Performance Measures

The submissions will be evaluated in each attribution problem separately based on their macro-averaged F1 score. Participants will be ranked according to their average macro-F1 across all attribution problems of the evaluation corpus.

We provide you with a Python script that calculates macro-F1 (and optionally the confusion matrix) of a single attribution problem.

Submission

We ask you to prepare your software so that it can be executed via command line calls. The command shall take as input (i) an absolute path to the directory of the evaluation corpus and (ii) an absolute path to an existing empty output directory:

mySoftware -i EVALUATION-DIRECTORY -o OUTPUT-DIRECTORY

Within EVALUATION-DIRECTORY a collection-info.json file and a number of folders, one for each attribution problem, will be found (similar to the development corpus as described above). For each attribution problem, the output file should be written in OUTPUT-DIRECTORY.

Note: Each attribution problem should be solved independently of other problems in the collection.
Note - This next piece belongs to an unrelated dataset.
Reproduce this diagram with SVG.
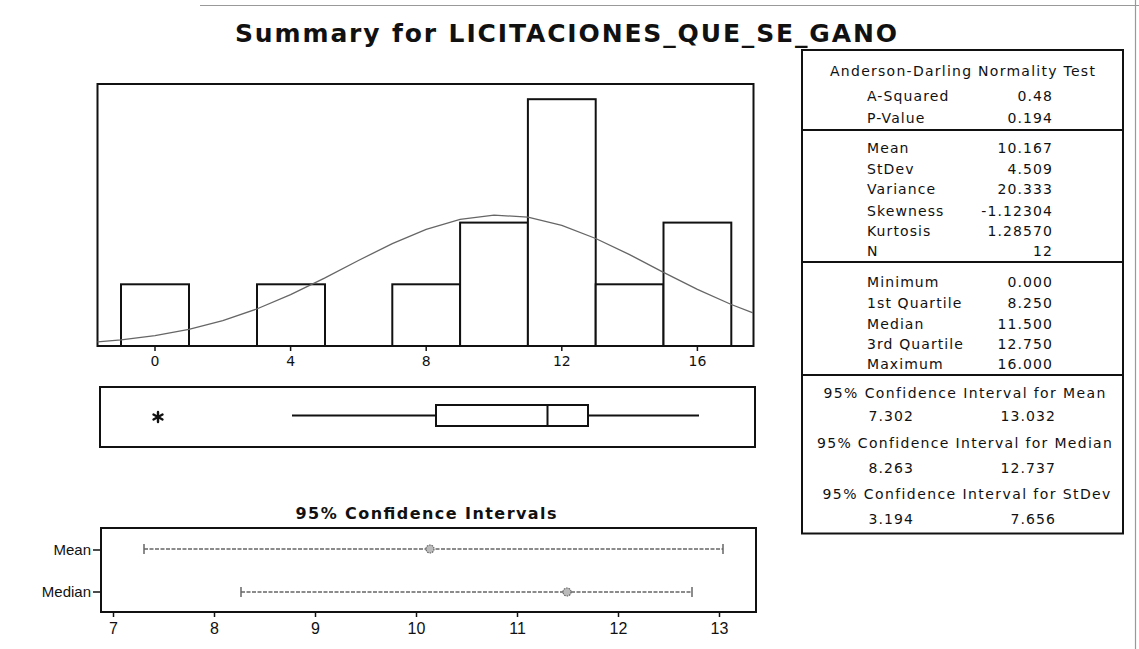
<svg xmlns="http://www.w3.org/2000/svg" width="1139" height="649" viewBox="0 0 1139 649">
<style>
.frame{fill:none;stroke:#111;stroke-width:2}
.bar{fill:#fff;stroke:#111;stroke-width:2}
.tick{stroke:#111;stroke-width:1.5}
.curve{fill:none;stroke:#666;stroke-width:1.3}
.ax{font-family:"DejaVu Sans",sans-serif;font-size:14px;fill:#111;text-anchor:middle}
.ax2{font-family:"Liberation Sans",Arial,sans-serif;font-size:16px;fill:#111;text-anchor:middle}
.lab{font-family:"Liberation Sans",Arial,sans-serif;font-size:15px;fill:#111;text-anchor:end}
.st{font-family:"DejaVu Sans",sans-serif;font-size:14px;fill:#111;letter-spacing:1.1px}
.stv{font-family:"DejaVu Sans",sans-serif;font-size:14px;fill:#111;letter-spacing:1.1px;text-anchor:end}
.stc{font-family:"DejaVu Sans",sans-serif;font-size:14px;fill:#111;letter-spacing:1.1px;text-anchor:middle}
.ci{stroke:#666;stroke-width:1.6;stroke-dasharray:4 1.5}
.cie{stroke:#666;stroke-width:1.5}
.pt{fill:#bbb;stroke:#666;stroke-width:1.2;stroke-dasharray:1.5 1}
</style>
<g id="page-border" stroke="#999" stroke-width="1.2">
<line x1="200" y1="5.5" x2="1139" y2="5.5"/>
<line x1="1135.5" y1="0" x2="1135.5" y2="649"/>
</g>
<g id="title">
<text x="235" y="42" font-family="DejaVu Sans, sans-serif" font-size="25" font-weight="bold" fill="#111" textLength="662" lengthAdjust="spacing">Summary for LICITACIONES_QUE_SE_GANO</text>
</g>
<g id="histogram">
<rect class="frame" x="97.5" y="84" width="656" height="262"/>
<rect class="bar" x="121" y="284.3" width="68" height="61.7"/>
<rect class="bar" x="257" y="284.3" width="68" height="61.7"/>
<rect class="bar" x="392.3" y="284.3" width="67.8" height="61.7"/>
<rect class="bar" x="460.1" y="222.6" width="67.8" height="123.4"/>
<rect class="bar" x="527.9" y="99.2" width="67.8" height="246.8"/>
<rect class="bar" x="595.7" y="284.3" width="67.8" height="61.7"/>
<rect class="bar" x="663.5" y="222.6" width="67.8" height="123.4"/>
<polyline class="curve" points="97.5,341.9 121.1,339.9 155,335.7 188.9,329.4 222.8,320.6 256.7,309 290.6,294.6 324.5,278.1 358.4,260.5 392.3,243.6 426.2,229.3 460.1,219.3 494,215.1 527.9,217.2 561.8,225.4 595.7,238.5 629.6,254.7 663.5,272.3 697.4,289.3 731.3,304.5 753,312.8"/>
<g class="tick">
<line x1="155" y1="346" x2="155" y2="351"/>
<line x1="290.6" y1="346" x2="290.6" y2="351"/>
<line x1="426.2" y1="346" x2="426.2" y2="351"/>
<line x1="561.8" y1="346" x2="561.8" y2="351"/>
<line x1="697.4" y1="346" x2="697.4" y2="351"/>
</g>
<text class="ax" x="155" y="366">0</text>
<text class="ax" x="290.6" y="366">4</text>
<text class="ax" x="426.2" y="366">8</text>
<text class="ax" x="561.8" y="366">12</text>
<text class="ax" x="697.4" y="366">16</text>
</g>
<g id="boxplot">
<rect class="frame" x="100" y="387" width="655" height="60"/>
<line x1="292" y1="415.5" x2="436" y2="415.5" stroke="#111" stroke-width="2"/>
<line x1="588" y1="415.5" x2="699" y2="415.5" stroke="#111" stroke-width="2"/>
<rect x="436" y="405" width="152" height="21" fill="#fff" stroke="#111" stroke-width="2"/>
<line x1="547.5" y1="405" x2="547.5" y2="426" stroke="#111" stroke-width="2"/>
<g id="outlier" stroke="#111" stroke-width="2.4" stroke-linecap="round">
<line x1="158" y1="412" x2="158" y2="422"/>
<line x1="153.5" y1="414.5" x2="162.5" y2="419.5"/>
<line x1="153.5" y1="419.5" x2="162.5" y2="414.5"/>
</g>
</g>
<g id="ci-plot">
<text x="426" y="519" font-family="DejaVu Sans, sans-serif" font-size="16" font-weight="bold" fill="#111" text-anchor="middle" textLength="261" lengthAdjust="spacing">95% Confidence Intervals</text>
<rect class="frame" x="101" y="528" width="655" height="84"/>
<line class="tick" x1="93" y1="550" x2="101" y2="550"/>
<line class="tick" x1="93" y1="592" x2="101" y2="592"/>
<text class="lab" x="91" y="555">Mean</text>
<text class="lab" x="91" y="597">Median</text>
<line class="ci" x1="144" y1="549" x2="723" y2="549"/>
<line class="cie" x1="144" y1="544" x2="144" y2="554"/>
<line class="cie" x1="723" y1="544" x2="723" y2="554"/>
<circle class="pt" cx="430" cy="549" r="4"/>
<line class="ci" x1="241" y1="592" x2="692" y2="592"/>
<line class="cie" x1="241" y1="587" x2="241" y2="597"/>
<line class="cie" x1="692" y1="587" x2="692" y2="597"/>
<circle class="pt" cx="567" cy="592" r="4"/>
<g class="tick">
<line x1="113.5" y1="612" x2="113.5" y2="617"/>
<line x1="214.5" y1="612" x2="214.5" y2="617"/>
<line x1="315.5" y1="612" x2="315.5" y2="617"/>
<line x1="416.5" y1="612" x2="416.5" y2="617"/>
<line x1="517.5" y1="612" x2="517.5" y2="617"/>
<line x1="618.5" y1="612" x2="618.5" y2="617"/>
<line x1="719.5" y1="612" x2="719.5" y2="617"/>
</g>
<text class="ax2" x="113.5" y="634">7</text>
<text class="ax2" x="214.5" y="634">8</text>
<text class="ax2" x="315.5" y="634">9</text>
<text class="ax2" x="416.5" y="634">10</text>
<text class="ax2" x="517.5" y="634">11</text>
<text class="ax2" x="618.5" y="634">12</text>
<text class="ax2" x="719.5" y="634">13</text>
</g>
<g id="stats-panel">
<rect class="frame" x="802" y="50" width="321" height="483.5" stroke-width="1.8"/>
<line x1="802" y1="130" x2="1123" y2="130" stroke="#111" stroke-width="1.8"/>
<line x1="802" y1="262" x2="1123" y2="262" stroke="#111" stroke-width="1.8"/>
<line x1="802" y1="375" x2="1123" y2="375" stroke="#111" stroke-width="1.8"/>
<text class="stc" x="963" y="76" textLength="266" lengthAdjust="spacing">Anderson-Darling Normality Test</text>
<text class="st" x="867" y="101">A-Squared</text><text class="stv" x="1053" y="101">0.48</text>
<text class="st" x="867" y="123">P-Value</text><text class="stv" x="1053" y="123">0.194</text>
<text class="st" x="867" y="153">Mean</text><text class="stv" x="1053" y="153">10.167</text>
<text class="st" x="867" y="174">StDev</text><text class="stv" x="1053" y="174">4.509</text>
<text class="st" x="867" y="194">Variance</text><text class="stv" x="1053" y="194">20.333</text>
<text class="st" x="867" y="216">Skewness</text><text class="stv" x="1053" y="216">-1.12304</text>
<text class="st" x="867" y="236">Kurtosis</text><text class="stv" x="1053" y="236">1.28570</text>
<text class="st" x="867" y="256">N</text><text class="stv" x="1053" y="256">12</text>
<text class="st" x="867" y="287">Minimum</text><text class="stv" x="1053" y="287">0.000</text>
<text class="st" x="867" y="308">1st Quartile</text><text class="stv" x="1053" y="308">8.250</text>
<text class="st" x="867" y="329">Median</text><text class="stv" x="1053" y="329">11.500</text>
<text class="st" x="867" y="349">3rd Quartile</text><text class="stv" x="1053" y="349">12.750</text>
<text class="st" x="867" y="369">Maximum</text><text class="stv" x="1053" y="369">16.000</text>
<text class="stc" x="965" y="398" textLength="283" lengthAdjust="spacing">95% Confidence Interval for Mean</text>
<text class="stv" x="914" y="421">7.302</text><text class="stv" x="1056" y="421">13.032</text>
<text class="stc" x="965" y="448" textLength="296" lengthAdjust="spacing">95% Confidence Interval for Median</text>
<text class="stv" x="914" y="473">8.263</text><text class="stv" x="1056" y="473">12.737</text>
<text class="stc" x="967" y="499" textLength="289" lengthAdjust="spacing">95% Confidence Interval for StDev</text>
<text class="stv" x="914" y="524">3.194</text><text class="stv" x="1056" y="524">7.656</text>
</g>
</svg>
You can choose freely among the available programming languages and among the operating systems Microsoft Windows and Ubuntu. We will ask you to deploy your software onto a virtual machine that will be made accessible to you after registration. You will be able to reach the virtual machine via ssh and via remote desktop.

Once deployed in your virtual machine, we ask you to access TIRA at www.tira.io, where you can self-evaluate your software on the test data.

Note: By submitting your software you retain full copyrights. You agree to grant us usage rights only for the purpose of the PAN competition. We agree not to share your software with a third party or use it for other purposes than the PAN competition.